Collected data |
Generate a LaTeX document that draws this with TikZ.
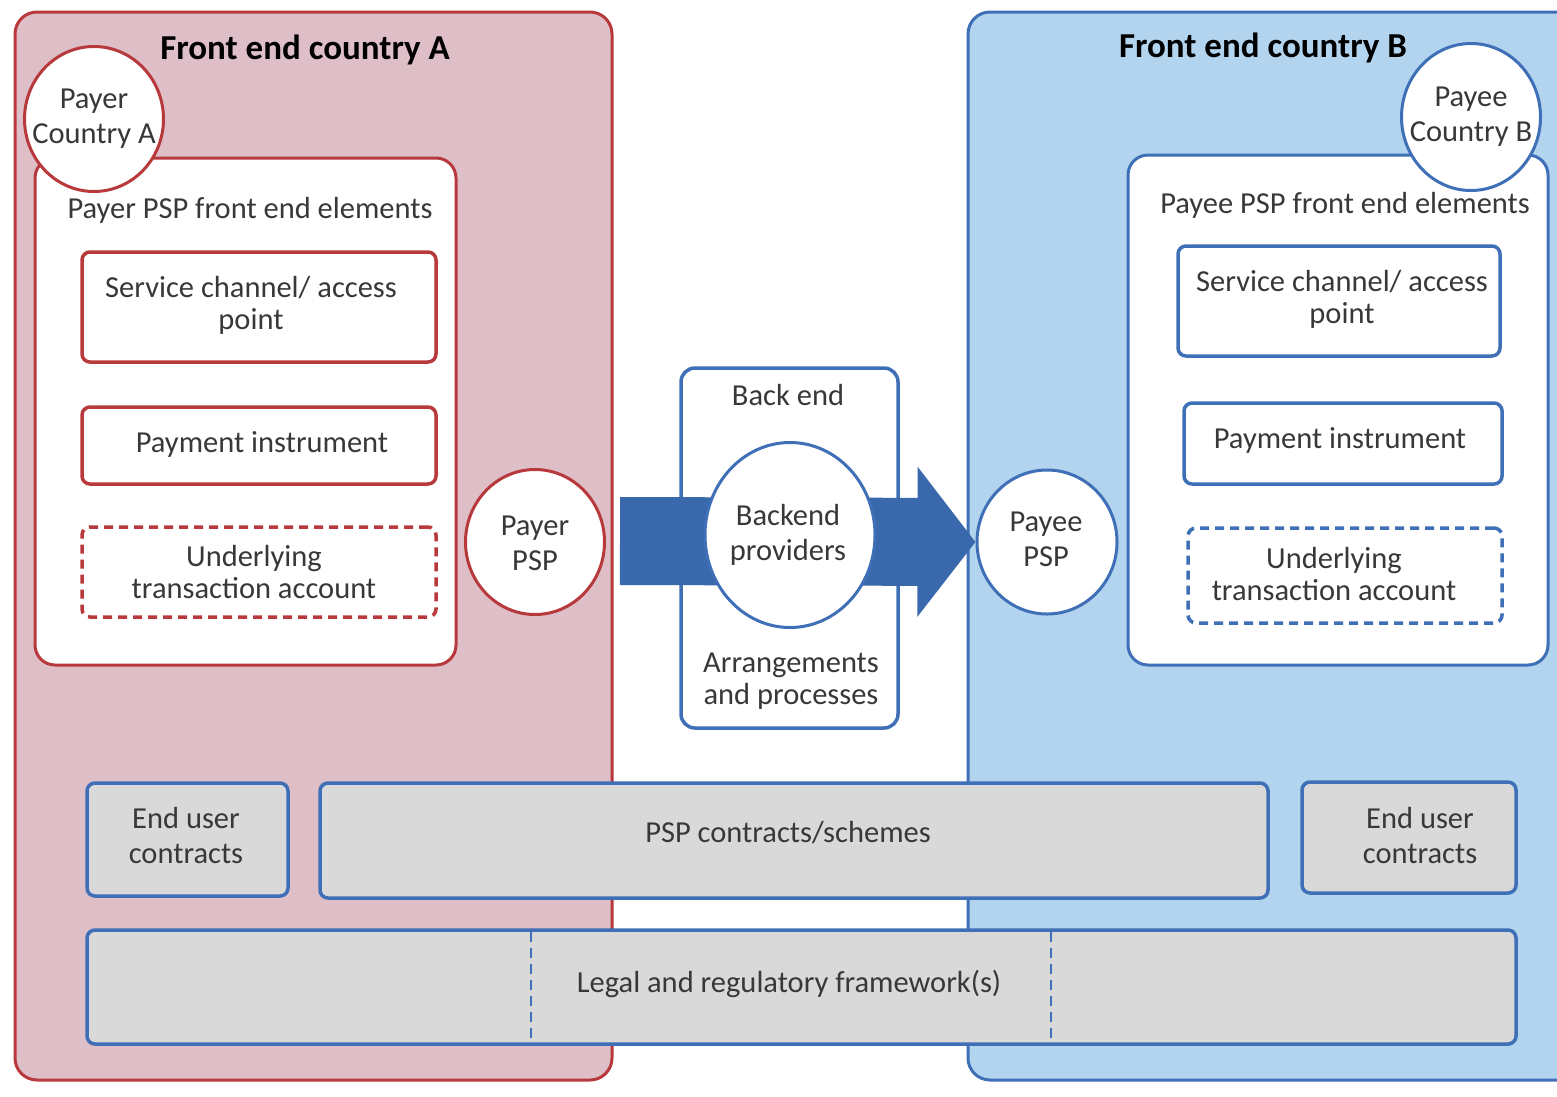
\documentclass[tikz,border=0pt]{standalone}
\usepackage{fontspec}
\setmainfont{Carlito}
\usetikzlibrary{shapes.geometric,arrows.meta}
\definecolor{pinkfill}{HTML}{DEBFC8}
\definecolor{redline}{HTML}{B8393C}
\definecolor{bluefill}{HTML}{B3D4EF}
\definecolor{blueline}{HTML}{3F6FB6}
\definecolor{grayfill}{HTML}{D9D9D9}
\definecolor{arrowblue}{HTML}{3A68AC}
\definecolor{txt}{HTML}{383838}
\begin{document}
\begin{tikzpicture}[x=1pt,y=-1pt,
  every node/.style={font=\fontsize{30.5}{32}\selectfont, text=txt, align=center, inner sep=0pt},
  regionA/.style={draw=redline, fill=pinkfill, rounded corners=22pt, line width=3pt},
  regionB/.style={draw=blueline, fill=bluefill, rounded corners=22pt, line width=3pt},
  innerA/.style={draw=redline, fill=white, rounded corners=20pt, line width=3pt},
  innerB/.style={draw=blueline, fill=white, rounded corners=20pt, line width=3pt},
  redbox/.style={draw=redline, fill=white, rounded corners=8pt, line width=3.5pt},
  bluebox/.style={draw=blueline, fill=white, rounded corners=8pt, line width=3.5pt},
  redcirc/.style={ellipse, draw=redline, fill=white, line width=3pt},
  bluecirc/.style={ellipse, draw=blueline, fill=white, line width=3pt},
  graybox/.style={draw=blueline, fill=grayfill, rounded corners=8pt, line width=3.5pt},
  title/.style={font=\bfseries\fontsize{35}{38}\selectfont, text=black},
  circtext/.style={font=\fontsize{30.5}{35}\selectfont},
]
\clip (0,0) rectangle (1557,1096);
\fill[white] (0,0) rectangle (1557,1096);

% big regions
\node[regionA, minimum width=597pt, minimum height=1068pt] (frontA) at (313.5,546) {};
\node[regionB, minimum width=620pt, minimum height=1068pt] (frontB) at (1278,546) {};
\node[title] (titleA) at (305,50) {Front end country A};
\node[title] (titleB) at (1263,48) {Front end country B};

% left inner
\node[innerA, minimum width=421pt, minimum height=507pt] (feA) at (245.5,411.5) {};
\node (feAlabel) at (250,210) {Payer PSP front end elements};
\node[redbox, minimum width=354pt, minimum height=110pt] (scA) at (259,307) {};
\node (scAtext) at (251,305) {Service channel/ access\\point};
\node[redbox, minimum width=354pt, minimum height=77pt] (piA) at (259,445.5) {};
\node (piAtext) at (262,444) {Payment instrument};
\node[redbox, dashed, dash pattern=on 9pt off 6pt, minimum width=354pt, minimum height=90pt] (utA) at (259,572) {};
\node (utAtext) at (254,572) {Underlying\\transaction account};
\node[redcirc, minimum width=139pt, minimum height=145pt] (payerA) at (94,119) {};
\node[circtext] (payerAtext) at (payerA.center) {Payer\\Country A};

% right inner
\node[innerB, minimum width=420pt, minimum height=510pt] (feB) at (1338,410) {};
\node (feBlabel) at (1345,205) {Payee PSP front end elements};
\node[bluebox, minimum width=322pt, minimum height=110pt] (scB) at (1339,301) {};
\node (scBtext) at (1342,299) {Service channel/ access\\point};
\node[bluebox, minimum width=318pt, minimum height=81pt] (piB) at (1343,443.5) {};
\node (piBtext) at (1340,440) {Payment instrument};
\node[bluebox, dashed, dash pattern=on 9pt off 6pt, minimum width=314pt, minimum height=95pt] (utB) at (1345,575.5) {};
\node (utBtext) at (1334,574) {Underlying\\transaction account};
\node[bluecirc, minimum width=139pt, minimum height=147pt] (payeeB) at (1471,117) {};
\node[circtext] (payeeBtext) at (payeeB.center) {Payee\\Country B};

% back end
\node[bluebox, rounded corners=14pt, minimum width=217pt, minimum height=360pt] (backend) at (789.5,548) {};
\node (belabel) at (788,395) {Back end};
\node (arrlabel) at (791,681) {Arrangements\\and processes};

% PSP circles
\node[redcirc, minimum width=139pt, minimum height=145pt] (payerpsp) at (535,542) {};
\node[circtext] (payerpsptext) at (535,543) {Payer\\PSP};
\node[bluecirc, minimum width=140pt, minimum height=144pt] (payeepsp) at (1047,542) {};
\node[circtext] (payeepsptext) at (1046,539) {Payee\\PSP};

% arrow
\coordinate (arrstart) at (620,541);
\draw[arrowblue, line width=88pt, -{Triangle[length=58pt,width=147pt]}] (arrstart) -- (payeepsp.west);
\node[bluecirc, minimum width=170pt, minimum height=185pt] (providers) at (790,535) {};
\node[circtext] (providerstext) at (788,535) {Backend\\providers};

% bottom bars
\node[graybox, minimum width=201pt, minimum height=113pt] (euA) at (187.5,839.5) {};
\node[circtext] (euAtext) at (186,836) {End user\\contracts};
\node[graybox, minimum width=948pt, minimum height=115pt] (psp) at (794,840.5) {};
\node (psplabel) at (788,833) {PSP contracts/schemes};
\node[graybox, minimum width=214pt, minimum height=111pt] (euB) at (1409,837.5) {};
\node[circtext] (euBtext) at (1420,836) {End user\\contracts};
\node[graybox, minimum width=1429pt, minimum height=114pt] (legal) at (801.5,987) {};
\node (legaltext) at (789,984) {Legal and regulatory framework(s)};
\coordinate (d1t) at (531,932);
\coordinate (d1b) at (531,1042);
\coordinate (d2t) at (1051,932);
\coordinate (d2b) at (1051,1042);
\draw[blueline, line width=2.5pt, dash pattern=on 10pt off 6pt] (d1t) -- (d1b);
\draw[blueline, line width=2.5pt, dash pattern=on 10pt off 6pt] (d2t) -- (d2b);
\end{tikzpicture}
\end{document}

Work to do | Copy all the lines of data exactly as they appear, dropping any images.

Exercise result |
Generate a LaTeX document that draws this with TikZ.
\documentclass[tikz,border=0pt]{standalone}
\usepackage{fontspec}
\setmainfont{Carlito}
\usetikzlibrary{shapes.geometric,arrows.meta}
\definecolor{pinkfill}{HTML}{DEBFC8}
\definecolor{redline}{HTML}{B8393C}
\definecolor{bluefill}{HTML}{B3D4EF}
\definecolor{blueline}{HTML}{3F6FB6}
\definecolor{grayfill}{HTML}{D9D9D9}
\definecolor{arrowblue}{HTML}{3A68AC}
\definecolor{txt}{HTML}{383838}
\begin{document}
\begin{tikzpicture}[x=1pt,y=-1pt,
  every node/.style={font=\fontsize{30.5}{32}\selectfont, text=txt, align=center, inner sep=0pt},
  regionA/.style={draw=redline, fill=pinkfill, rounded corners=22pt, line width=3pt},
  regionB/.style={draw=blueline, fill=bluefill, rounded corners=22pt, line width=3pt},
  innerA/.style={draw=redline, fill=white, rounded corners=20pt, line width=3pt},
  innerB/.style={draw=blueline, fill=white, rounded corners=20pt, line width=3pt},
  redbox/.style={draw=redline, fill=white, rounded corners=8pt, line width=3.5pt},
  bluebox/.style={draw=blueline, fill=white, rounded corners=8pt, line width=3.5pt},
  redcirc/.style={ellipse, draw=redline, fill=white, line width=3pt},
  bluecirc/.style={ellipse, draw=blueline, fill=white, line width=3pt},
  graybox/.style={draw=blueline, fill=grayfill, rounded corners=8pt, line width=3.5pt},
  title/.style={font=\bfseries\fontsize{35}{38}\selectfont, text=black},
  circtext/.style={font=\fontsize{30.5}{35}\selectfont},
]
\clip (0,0) rectangle (1557,1096);
\fill[white] (0,0) rectangle (1557,1096);

% big regions
\node[regionA, minimum width=597pt, minimum height=1068pt] (frontA) at (313.5,546) {};
\node[regionB, minimum width=620pt, minimum height=1068pt] (frontB) at (1278,546) {};
\node[title] (titleA) at (305,50) {Front end country A};
\node[title] (titleB) at (1263,48) {Front end country B};

% left inner
\node[innerA, minimum width=421pt, minimum height=507pt] (feA) at (245.5,411.5) {};
\node (feAlabel) at (250,210) {Payer PSP front end elements};
\node[redbox, minimum width=354pt, minimum height=110pt] (scA) at (259,307) {};
\node (scAtext) at (251,305) {Service channel/ access\\point};
\node[redbox, minimum width=354pt, minimum height=77pt] (piA) at (259,445.5) {};
\node (piAtext) at (262,444) {Payment instrument};
\node[redbox, dashed, dash pattern=on 9pt off 6pt, minimum width=354pt, minimum height=90pt] (utA) at (259,572) {};
\node (utAtext) at (254,572) {Underlying\\transaction account};
\node[redcirc, minimum width=139pt, minimum height=145pt] (payerA) at (94,119) {};
\node[circtext] (payerAtext) at (payerA.center) {Payer\\Country A};

% right inner
\node[innerB, minimum width=420pt, minimum height=510pt] (feB) at (1338,410) {};
\node (feBlabel) at (1345,205) {Payee PSP front end elements};
\node[bluebox, minimum width=322pt, minimum height=110pt] (scB) at (1339,301) {};
\node (scBtext) at (1342,299) {Service channel/ access\\point};
\node[bluebox, minimum width=318pt, minimum height=81pt] (piB) at (1343,443.5) {};
\node (piBtext) at (1340,440) {Payment instrument};
\node[bluebox, dashed, dash pattern=on 9pt off 6pt, minimum width=314pt, minimum height=95pt] (utB) at (1345,575.5) {};
\node (utBtext) at (1334,574) {Underlying\\transaction account};
\node[bluecirc, minimum width=139pt, minimum height=147pt] (payeeB) at (1471,117) {};
\node[circtext] (payeeBtext) at (payeeB.center) {Payee\\Country B};

% back end
\node[bluebox, rounded corners=14pt, minimum width=217pt, minimum height=360pt] (backend) at (789.5,548) {};
\node (belabel) at (788,395) {Back end};
\node (arrlabel) at (791,681) {Arrangements\\and processes};

% PSP circles
\node[redcirc, minimum width=139pt, minimum height=145pt] (payerpsp) at (535,542) {};
\node[circtext] (payerpsptext) at (535,543) {Payer\\PSP};
\node[bluecirc, minimum width=140pt, minimum height=144pt] (payeepsp) at (1047,542) {};
\node[circtext] (payeepsptext) at (1046,539) {Payee\\PSP};

% arrow
\coordinate (arrstart) at (620,541);
\draw[arrowblue, line width=88pt, -{Triangle[length=58pt,width=147pt]}] (arrstart) -- (payeepsp.west);
\node[bluecirc, minimum width=170pt, minimum height=185pt] (providers) at (790,535) {};
\node[circtext] (providerstext) at (788,535) {Backend\\providers};

% bottom bars
\node[graybox, minimum width=201pt, minimum height=113pt] (euA) at (187.5,839.5) {};
\node[circtext] (euAtext) at (186,836) {End user\\contracts};
\node[graybox, minimum width=948pt, minimum height=115pt] (psp) at (794,840.5) {};
\node (psplabel) at (788,833) {PSP contracts/schemes};
\node[graybox, minimum width=214pt, minimum height=111pt] (euB) at (1409,837.5) {};
\node[circtext] (euBtext) at (1420,836) {End user\\contracts};
\node[graybox, minimum width=1429pt, minimum height=114pt] (legal) at (801.5,987) {};
\node (legaltext) at (789,984) {Legal and regulatory framework(s)};
\coordinate (d1t) at (531,932);
\coordinate (d1b) at (531,1042);
\coordinate (d2t) at (1051,932);
\coordinate (d2b) at (1051,1042);
\draw[blueline, line width=2.5pt, dash pattern=on 10pt off 6pt] (d1t) -- (d1b);
\draw[blueline, line width=2.5pt, dash pattern=on 10pt off 6pt] (d2t) -- (d2b);
\end{tikzpicture}
\end{document}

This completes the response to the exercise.